====== Data excerpts

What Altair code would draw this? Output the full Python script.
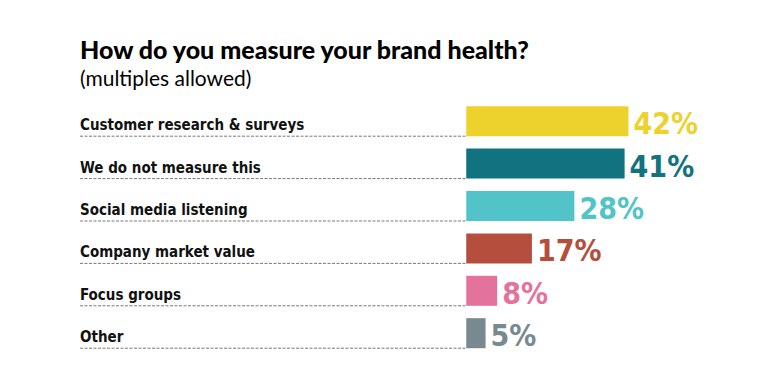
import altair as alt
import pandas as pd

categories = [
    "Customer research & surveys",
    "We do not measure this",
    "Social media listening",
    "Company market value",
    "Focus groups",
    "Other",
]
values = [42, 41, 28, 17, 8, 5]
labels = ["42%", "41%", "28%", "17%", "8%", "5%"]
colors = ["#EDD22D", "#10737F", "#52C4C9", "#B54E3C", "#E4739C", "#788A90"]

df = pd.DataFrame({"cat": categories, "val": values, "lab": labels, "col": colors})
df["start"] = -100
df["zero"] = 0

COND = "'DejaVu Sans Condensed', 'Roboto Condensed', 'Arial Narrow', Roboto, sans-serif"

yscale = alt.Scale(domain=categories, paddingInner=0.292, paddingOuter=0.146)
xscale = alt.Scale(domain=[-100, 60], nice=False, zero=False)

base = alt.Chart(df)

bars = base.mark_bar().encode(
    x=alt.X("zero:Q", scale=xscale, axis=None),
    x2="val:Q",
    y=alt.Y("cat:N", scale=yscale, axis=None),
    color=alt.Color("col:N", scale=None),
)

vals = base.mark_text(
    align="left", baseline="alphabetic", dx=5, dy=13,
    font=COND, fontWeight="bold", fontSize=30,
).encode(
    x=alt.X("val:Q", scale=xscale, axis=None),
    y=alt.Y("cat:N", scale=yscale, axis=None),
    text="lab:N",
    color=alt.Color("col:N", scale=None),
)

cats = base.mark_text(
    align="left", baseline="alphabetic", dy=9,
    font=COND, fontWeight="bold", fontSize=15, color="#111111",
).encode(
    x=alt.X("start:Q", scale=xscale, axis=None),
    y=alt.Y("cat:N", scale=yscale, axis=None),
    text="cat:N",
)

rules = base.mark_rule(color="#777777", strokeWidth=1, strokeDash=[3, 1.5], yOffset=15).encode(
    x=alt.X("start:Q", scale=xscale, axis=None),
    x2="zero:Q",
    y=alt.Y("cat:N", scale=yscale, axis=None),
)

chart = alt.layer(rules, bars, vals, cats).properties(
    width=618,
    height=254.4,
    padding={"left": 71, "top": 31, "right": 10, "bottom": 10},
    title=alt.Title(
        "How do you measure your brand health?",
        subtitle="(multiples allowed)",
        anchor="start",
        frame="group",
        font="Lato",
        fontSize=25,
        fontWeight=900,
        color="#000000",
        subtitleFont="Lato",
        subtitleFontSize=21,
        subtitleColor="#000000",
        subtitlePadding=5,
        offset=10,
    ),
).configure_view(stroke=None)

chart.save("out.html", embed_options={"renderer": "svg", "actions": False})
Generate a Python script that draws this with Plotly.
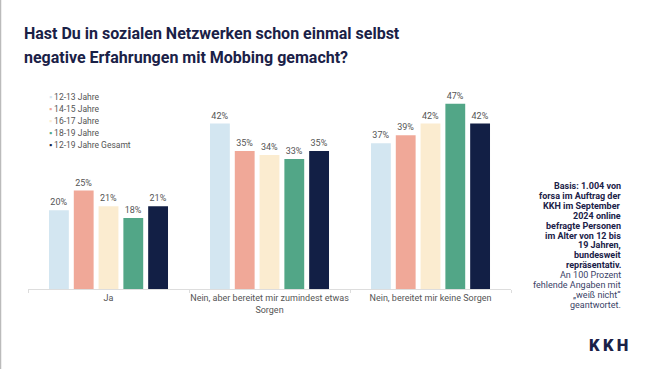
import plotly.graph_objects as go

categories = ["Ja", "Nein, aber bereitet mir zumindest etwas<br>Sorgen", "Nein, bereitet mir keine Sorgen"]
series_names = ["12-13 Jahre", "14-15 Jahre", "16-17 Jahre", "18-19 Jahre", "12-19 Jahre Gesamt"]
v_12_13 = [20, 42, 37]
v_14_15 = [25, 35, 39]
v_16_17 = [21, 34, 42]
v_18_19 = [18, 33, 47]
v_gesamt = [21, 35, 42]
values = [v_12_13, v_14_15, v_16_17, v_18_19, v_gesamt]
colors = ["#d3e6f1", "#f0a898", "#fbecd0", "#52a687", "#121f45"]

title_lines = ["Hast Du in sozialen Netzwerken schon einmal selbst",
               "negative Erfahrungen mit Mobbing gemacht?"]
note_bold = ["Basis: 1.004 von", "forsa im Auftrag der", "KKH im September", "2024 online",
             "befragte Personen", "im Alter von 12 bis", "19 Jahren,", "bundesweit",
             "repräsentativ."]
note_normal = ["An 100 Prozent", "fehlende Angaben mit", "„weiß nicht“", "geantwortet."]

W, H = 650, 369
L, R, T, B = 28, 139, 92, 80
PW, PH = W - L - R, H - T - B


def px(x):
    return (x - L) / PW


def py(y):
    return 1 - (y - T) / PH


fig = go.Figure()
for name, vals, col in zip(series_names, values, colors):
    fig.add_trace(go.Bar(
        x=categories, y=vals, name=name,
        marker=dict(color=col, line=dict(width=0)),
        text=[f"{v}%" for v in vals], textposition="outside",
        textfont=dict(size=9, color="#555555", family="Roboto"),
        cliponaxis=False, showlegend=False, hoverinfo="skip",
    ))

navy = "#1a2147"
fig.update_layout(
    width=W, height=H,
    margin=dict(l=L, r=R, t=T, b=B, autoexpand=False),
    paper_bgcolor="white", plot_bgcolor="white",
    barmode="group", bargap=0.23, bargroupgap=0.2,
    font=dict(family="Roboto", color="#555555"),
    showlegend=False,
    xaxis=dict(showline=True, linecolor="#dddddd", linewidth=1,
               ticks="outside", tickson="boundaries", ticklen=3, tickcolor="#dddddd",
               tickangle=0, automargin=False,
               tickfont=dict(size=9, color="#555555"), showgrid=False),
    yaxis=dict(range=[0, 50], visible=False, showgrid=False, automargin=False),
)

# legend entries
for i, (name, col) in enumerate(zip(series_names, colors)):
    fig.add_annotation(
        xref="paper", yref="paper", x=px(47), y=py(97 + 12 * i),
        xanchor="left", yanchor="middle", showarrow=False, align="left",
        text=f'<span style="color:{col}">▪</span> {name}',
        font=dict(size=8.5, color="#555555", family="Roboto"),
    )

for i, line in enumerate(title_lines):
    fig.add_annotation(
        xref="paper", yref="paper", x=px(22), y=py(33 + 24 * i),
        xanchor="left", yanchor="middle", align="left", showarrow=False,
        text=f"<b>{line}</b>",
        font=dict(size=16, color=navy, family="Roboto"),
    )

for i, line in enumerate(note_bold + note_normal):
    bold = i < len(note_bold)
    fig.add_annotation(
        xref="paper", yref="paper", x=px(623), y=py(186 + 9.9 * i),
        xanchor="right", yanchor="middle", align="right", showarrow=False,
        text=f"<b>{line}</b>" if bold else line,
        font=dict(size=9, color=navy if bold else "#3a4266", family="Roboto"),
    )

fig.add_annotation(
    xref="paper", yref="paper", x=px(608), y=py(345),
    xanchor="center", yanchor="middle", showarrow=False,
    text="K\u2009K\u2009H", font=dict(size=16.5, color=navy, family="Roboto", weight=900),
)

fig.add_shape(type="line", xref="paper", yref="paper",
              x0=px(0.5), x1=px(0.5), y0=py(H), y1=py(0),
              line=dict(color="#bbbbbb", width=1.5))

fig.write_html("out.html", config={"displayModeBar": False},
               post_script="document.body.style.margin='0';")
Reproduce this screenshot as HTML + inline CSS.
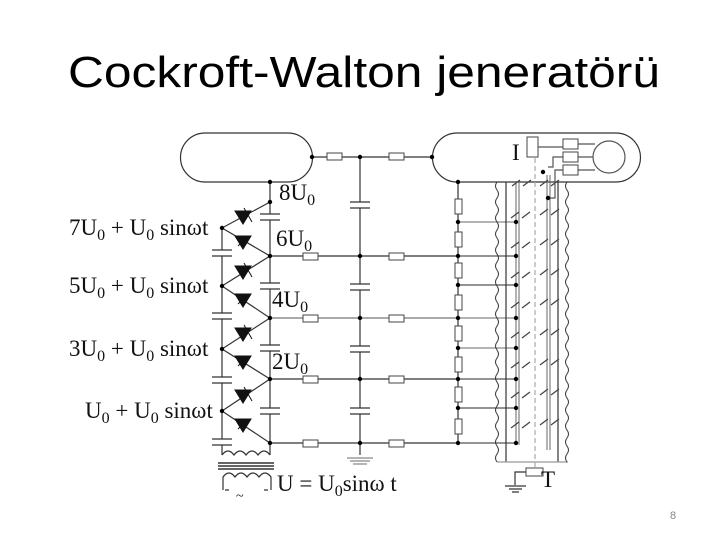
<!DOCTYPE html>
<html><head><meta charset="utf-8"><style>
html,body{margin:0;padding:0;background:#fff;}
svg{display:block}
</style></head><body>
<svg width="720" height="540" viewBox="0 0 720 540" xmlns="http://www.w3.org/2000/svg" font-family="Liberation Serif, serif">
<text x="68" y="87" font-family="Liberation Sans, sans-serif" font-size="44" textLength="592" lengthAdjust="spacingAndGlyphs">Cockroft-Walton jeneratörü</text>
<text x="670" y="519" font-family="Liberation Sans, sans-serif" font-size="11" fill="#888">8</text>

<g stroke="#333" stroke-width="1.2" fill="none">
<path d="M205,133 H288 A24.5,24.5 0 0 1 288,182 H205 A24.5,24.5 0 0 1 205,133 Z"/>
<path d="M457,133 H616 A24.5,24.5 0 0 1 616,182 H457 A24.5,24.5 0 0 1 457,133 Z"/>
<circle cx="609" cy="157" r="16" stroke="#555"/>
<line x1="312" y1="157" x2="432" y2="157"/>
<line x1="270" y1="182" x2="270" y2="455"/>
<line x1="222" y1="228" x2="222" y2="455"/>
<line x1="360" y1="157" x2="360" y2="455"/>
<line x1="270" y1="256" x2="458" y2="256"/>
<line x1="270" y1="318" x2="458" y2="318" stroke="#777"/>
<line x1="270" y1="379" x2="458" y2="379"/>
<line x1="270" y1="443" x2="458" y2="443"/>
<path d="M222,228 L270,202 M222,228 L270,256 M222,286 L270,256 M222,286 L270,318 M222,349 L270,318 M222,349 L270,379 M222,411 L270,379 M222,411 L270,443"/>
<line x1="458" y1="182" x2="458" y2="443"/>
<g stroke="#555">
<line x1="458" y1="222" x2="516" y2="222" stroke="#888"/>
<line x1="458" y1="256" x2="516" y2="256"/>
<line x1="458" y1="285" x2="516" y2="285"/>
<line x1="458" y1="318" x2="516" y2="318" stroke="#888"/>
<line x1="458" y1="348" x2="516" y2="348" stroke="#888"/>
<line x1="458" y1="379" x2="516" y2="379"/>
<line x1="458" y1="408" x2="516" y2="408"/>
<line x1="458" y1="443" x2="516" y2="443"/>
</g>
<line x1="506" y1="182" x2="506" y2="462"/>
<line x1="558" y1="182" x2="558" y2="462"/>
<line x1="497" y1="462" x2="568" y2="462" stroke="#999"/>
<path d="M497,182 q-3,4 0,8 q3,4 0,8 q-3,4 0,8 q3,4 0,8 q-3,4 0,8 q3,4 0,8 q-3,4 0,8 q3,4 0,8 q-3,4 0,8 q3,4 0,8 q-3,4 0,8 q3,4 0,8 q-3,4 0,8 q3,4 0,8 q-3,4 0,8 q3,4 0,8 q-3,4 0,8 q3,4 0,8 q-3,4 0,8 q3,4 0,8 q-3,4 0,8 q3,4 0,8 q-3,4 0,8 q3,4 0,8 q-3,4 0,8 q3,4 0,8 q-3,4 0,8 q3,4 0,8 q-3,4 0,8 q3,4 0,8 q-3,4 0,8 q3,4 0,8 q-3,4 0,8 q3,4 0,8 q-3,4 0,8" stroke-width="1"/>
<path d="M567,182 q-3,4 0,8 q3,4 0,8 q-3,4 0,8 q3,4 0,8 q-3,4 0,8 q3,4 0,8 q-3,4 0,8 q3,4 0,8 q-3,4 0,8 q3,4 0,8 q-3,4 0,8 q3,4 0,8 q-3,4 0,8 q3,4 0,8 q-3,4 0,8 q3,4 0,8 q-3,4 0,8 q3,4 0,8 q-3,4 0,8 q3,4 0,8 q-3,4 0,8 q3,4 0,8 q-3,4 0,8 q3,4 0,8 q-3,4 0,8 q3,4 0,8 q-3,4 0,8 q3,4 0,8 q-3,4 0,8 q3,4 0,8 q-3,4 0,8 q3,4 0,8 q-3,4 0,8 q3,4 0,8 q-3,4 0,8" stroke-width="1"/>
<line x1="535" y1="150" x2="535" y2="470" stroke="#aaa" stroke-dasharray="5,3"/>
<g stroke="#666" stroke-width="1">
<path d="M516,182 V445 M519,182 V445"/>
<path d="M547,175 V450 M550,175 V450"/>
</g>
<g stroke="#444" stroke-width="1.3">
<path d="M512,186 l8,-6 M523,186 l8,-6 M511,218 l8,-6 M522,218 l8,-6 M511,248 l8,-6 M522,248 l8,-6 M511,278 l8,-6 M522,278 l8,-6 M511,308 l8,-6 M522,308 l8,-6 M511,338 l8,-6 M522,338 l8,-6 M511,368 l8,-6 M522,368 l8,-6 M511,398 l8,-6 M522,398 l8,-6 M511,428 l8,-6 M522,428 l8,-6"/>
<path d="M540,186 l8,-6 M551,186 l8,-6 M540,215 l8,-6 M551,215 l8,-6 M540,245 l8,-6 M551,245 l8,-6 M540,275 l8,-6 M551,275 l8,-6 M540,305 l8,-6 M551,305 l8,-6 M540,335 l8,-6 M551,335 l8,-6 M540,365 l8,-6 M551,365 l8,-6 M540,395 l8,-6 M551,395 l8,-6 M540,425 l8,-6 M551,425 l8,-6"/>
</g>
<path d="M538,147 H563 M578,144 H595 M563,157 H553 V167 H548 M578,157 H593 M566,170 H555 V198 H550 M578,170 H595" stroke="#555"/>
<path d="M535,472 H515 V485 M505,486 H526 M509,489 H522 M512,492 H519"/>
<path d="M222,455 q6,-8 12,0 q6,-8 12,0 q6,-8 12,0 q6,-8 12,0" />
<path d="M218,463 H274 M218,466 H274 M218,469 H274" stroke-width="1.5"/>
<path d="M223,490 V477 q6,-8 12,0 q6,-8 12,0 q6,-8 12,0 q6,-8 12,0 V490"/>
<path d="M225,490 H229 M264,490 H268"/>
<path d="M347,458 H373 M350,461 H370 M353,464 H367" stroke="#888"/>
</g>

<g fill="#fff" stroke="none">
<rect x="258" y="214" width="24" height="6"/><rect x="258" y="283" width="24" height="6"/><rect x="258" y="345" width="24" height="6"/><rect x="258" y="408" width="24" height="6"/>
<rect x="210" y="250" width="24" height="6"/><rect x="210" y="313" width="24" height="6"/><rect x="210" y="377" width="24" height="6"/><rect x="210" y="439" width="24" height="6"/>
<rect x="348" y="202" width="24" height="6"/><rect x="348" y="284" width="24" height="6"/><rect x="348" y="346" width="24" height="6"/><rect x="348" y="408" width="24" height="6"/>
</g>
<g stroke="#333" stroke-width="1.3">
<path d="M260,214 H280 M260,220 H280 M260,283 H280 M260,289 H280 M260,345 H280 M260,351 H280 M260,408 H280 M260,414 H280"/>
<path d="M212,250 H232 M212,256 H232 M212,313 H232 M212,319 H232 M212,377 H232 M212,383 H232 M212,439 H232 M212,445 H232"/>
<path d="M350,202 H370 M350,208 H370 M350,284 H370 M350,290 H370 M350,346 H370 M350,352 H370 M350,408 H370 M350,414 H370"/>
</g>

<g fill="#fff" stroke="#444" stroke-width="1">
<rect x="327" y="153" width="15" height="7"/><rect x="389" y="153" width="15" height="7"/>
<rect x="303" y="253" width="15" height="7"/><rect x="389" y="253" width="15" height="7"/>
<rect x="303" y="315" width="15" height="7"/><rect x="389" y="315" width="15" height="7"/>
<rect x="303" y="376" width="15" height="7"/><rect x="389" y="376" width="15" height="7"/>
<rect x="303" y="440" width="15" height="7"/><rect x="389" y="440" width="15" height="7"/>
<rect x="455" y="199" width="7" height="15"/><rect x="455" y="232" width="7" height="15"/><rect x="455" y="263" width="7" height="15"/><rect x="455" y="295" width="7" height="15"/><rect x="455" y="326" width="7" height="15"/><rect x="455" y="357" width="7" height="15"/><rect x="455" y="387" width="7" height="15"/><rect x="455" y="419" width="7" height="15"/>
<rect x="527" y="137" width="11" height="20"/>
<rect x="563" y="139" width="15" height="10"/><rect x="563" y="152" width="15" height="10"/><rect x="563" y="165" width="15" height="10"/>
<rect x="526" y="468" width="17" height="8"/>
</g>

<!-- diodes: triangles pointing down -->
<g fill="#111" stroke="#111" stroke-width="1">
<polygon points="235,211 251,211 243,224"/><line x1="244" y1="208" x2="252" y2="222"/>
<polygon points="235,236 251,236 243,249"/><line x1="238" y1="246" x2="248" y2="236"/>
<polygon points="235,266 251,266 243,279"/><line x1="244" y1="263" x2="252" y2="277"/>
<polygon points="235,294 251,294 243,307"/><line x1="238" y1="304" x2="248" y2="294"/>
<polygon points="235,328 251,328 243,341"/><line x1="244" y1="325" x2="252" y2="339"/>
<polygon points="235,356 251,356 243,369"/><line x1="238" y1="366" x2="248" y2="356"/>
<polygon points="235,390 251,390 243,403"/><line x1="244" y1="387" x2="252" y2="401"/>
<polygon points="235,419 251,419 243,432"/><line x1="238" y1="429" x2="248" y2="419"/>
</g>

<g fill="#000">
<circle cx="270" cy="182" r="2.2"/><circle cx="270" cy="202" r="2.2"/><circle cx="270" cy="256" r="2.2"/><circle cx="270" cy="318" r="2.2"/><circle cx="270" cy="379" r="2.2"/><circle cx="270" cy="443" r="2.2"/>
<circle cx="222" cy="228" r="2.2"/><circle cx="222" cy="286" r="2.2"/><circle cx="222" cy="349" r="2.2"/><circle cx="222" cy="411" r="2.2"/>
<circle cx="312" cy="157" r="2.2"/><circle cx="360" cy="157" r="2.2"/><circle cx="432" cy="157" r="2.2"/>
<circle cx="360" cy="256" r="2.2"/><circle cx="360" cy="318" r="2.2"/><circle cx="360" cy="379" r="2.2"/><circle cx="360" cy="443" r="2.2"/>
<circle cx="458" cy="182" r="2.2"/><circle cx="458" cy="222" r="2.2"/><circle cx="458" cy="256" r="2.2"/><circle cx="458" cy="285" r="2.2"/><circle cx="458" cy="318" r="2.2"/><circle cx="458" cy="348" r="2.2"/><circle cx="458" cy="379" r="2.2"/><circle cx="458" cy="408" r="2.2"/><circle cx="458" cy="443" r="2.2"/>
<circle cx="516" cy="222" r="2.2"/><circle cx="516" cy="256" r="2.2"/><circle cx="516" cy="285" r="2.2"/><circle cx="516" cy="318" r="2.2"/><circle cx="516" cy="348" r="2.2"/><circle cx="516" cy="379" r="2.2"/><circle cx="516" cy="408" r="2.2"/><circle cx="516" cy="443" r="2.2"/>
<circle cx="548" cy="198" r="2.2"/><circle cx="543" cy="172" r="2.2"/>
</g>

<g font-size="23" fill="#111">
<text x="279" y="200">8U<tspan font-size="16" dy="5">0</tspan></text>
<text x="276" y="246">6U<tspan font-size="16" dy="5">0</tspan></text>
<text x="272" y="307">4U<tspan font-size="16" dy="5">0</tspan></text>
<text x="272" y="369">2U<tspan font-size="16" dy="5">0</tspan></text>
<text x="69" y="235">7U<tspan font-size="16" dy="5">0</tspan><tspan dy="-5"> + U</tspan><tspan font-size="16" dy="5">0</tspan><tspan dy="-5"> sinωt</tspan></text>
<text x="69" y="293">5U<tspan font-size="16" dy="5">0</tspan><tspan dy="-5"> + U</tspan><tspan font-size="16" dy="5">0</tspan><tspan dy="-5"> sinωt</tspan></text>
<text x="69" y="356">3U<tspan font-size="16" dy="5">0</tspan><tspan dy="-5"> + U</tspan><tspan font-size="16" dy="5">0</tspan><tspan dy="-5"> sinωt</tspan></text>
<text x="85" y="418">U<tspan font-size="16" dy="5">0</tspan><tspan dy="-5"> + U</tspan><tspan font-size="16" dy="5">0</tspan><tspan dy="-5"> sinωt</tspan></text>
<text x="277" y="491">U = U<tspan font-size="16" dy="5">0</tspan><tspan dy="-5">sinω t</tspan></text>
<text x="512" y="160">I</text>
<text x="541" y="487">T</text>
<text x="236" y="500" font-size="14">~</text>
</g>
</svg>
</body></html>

============

Word for word, retype the lines in the entries above that run from the one with "Generate a Python" through the one with "import plotly.graph_objects as go". Both ends count; pictures do not.

The completed task →
Generate a Python script that draws this with Plotly.
import plotly.graph_objects as go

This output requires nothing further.